We have got to educate people on the cruely that occurs everyday. A lady at the mall the other day said "my dollar will not go far" and I just was so saddened to hear that. Every dollar that comes into the facility is used for cases such as these. I don't have alot of money and I am in debt but I give my time to this great cause. I encourage folks reading this to do the same. Find your passion and put your time into it.

Saturday, April 26, 2008

A miracle!

Urgent was in the subject line so I knew I had to read this one. I get so many a day. Emails that is but this one was a matter of life and death, literally. A plea had been sent out to spare the lives of one very pregnant walker hound and a cocker mix named Ginny. They were in a high kill Charleston county shelter and were scheduled to be put down. The rescue group that I volunteer with said we had room if we could just get them from Charleston to Anderson. I knew I had to do something. I could not sit idle at my desk seeing these precious babies about to be injected with the death stick. Just because some inhumane, ignorant person decided they didn't want these two dogs, Upstate Rescue did. I emailed the sender and said that I could meet anyone in Columbia anytime if someone could get them to Columbia. Long story short that afternoon I was headed to Columbia to rescue these two precious babies. I was so nervous as I didn't know how soon the babies would begin being born so I knew I had to drive fast. We got the two in my car, got mom comfy, and I began the trek back to the facility arriving at 10:15 pm Monday night. what a day! I am happy to say that mom, named Hope, delivered 7 babies, 5 of which made it, Friday night and I WAS THERE TO SEE IT. I wanted to cry. I want to cry now as I write this but I am in Subway and that would look strange! What a miracle. This poor dog abandoned and scheduled to die now has a second chance and so do her babies.

A friend of mine said I had found my weakness. Caring for animals. No, it is not a weakness. It is my passion.
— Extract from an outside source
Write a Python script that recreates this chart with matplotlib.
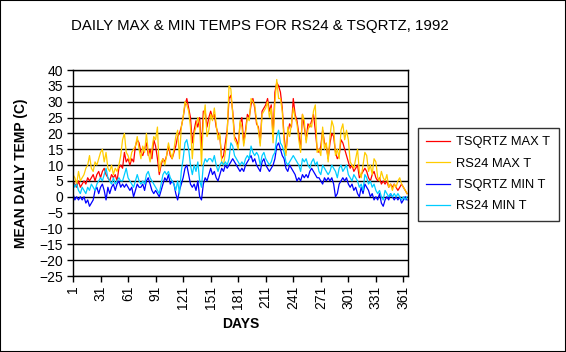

It is why I was put on this earth. I have such a heart for animals that no one wants. I want to educate those ignorant people who think it is okay to breed dogs to death for the mere pleasure of it. We have SO many dogs put down on a daily basis in Anderson County alone. It is senseless that my state of SC cannot get stricter breeding laws. WAKE UP SC!!

Breeding dogs for an income is not the way to make money! Go get a job that doesn't mean our shelters are forced to put animals down. Ok, I am venting now but this is truly my passion and folks need to be educated on the senseless killing that is occuring!

I am so thankful that God has blessed me with this passion. I cannot think of another passion I would rather have them helping animals. It is also a chance to meet people and have a chance to talk to them deeper. What a great thing! I even got to talk about capstone church!

While I only give a few hours each week to the shelter the hours I do spend go so far in making my heart swell. what an awesome feeling to know that I MAKE A DIFFERENCE. It is unlike anything I have ever experienced and I love it.